Srebrenica Trial Told Of Branjevo Horrors

Witness played dead while those around him were executed.

Srebrenica Trial Told Of Branjevo Horrors

Witness played dead while those around him were executed.

Tuesday, 12 September, 2006
The trial of seven Bosnian Serb military and police officers continued this week with the testimony of a survivor of the Srebrenica massacre who described in gripping detail the horrors he suffered after the enclave was overrun by Serb forces in July 1995.



Ahmo Hasic – believed to be one of only 12 men who survived the slaughter of 8,000 Muslim men and boys – told the judges he stayed alive only by playing dead after Serb soldiers started shooting.



The trial chamber heard a similar testimony last week from Mevludin Oric who described how he lay under a pile of dead bodies for several hours.



On trial are Ljubisa Beara, Vujadin Popovic, Ljubomir Borovcanin, Vinko Pandurevic and Drago Nikolic, who face genocide and war crimes charges. Radivoj Miletic and Milan Gvero are charged with war crimes and crimes against humanity.



Hasic, 70, is not new to the court. In 2001, he testified at the trial of Bosnian Serb general Radislav Krstic, currently serving a 35-year prison sentence in Britain after being found guilty of aiding and abetting genocide.



In 2003, Hasic was also a prosecution witness at the trial of Bosnian Serb military officers Vidoje Blagojevic and Dragan Jokic. They were sentenced to 18 and 19 years respectively for their role in the massacre.



Last week, as he had done previously, Hasic told the judges that on July 13 he was separated from his family in Potocari and taken to the nearby Serb-held town of Bratunac, where he and hundreds of other Muslims were detained in the Vuk Karadzic elementary school.



But the true horror began on July 16, when the prisoners were taken to the nearby Branjevo farm. According to the indictment against the seven, it was at Branjevo that approximately 1,200 Bosnian Muslim males were summarily executed by automatic gunfire from members of the 10th Sabotage Detachment, the Bratunac Brigade and others.



Hasic’s two sons and two brothers died in Srebrenica. Last year he reburied one of his sons after his remains were excavated from a mass grave near Srebrenica. He still hasn’t found his other son.



As he got off the bus, Hasic saw an entire field covered with dead bodies. Serb soldiers then lined up the prisoners from Hasic’s group and the mass execution began.



“I fell down before I was shot,” he said. “The bullets whizzed past me.”



While lying on the ground he saw more buses filled with Muslim detainees arriving, most of whom suffered the same fate. “The buses were unloaded, and the prisoners were lined up and then executed,” said Hasic.

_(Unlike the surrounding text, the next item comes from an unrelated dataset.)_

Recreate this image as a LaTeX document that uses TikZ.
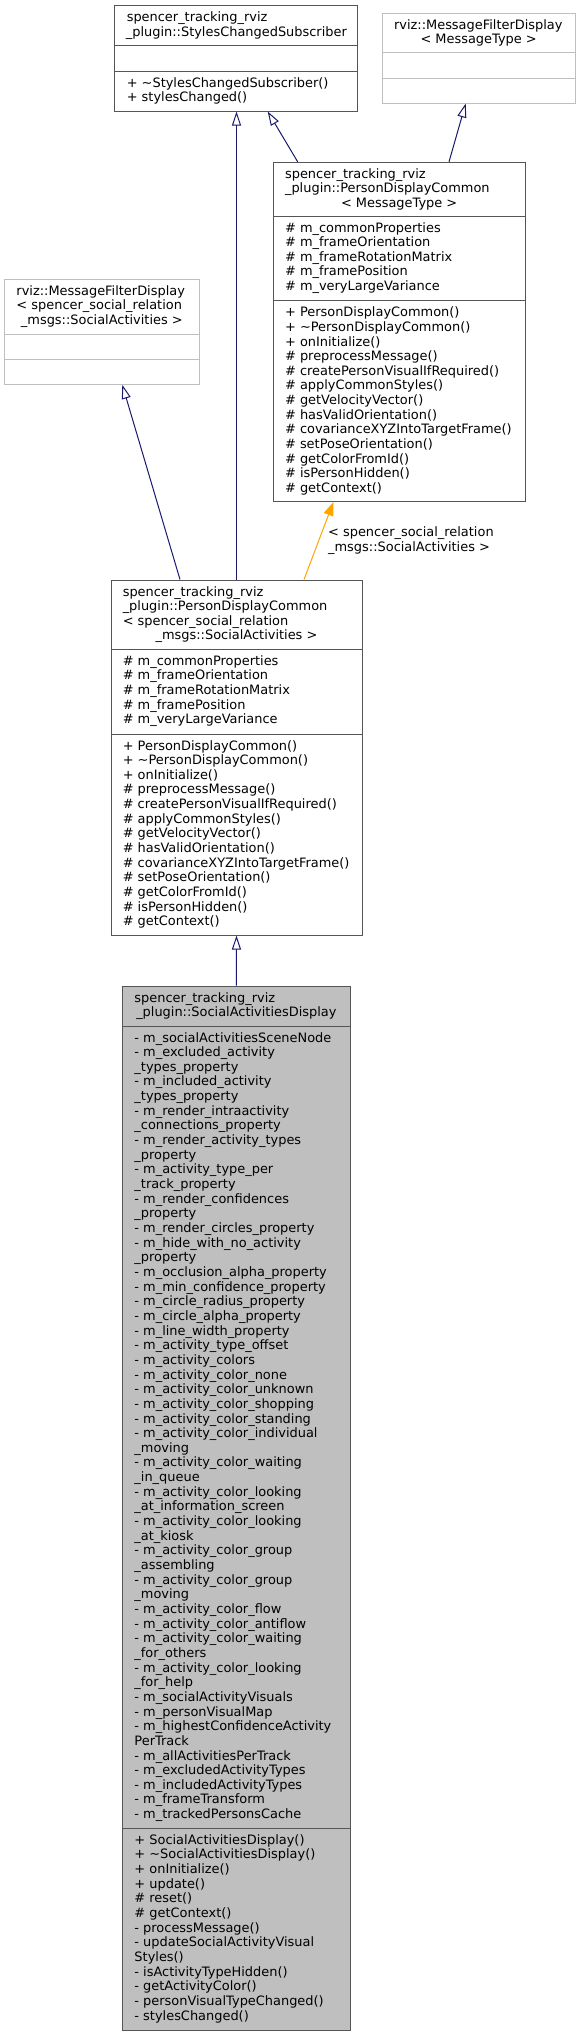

Hasic lay under a pile of dead bodies for hours as Bosnian Serb soldiers walked around the field looking for survivors. “One man who was lying not very far from me said, ‘I’m alive’. The other one said, ‘I’m wounded, come and finish me off’. Serb soldiers then shot them both dead,” he said.



He continued, “I knew I didn’t have much time, because the Serbs would come back with trucks and bulldozers to remove all those bodies. So I waited until dusk, and… crawled through the layers of dead bodies to the bushes at the edge of the field.”



There he found four other survivors. They all stayed hidden until dark, looking at the grisly scene in front of them. “There were between 1,000 and 1,500 bodies lying on the ground. They were all dead,” Hasic told the court.



The five slipped away into the forest after nightfall, but Hasic’s journey was far from over. The oldest man in the group, he was outpaced and soon got left behind and walked all night in the darkness, thirsty and exhausted.



In the morning, he found an asphalted road, but just as he began crossing, he saw a truck coming along it. “It was a Serb truck, full of dead bodies,” he said. He believes the bodies were being taken from the execution site to a mass grave.



“The driver told me to stop, but I kept on walking,” he said. “He probably thought I was a Serb too, so he let me go.”



Hasic spent another 10 days wandering the hills around Srebrenica, and was captured by the Bosnian Serb military again. He was transferred to the camp in Batkovic, under the watchful eye of the Red Cross, and released five months later.



Merdijana Sadovic is IWPR’s Hague project manager.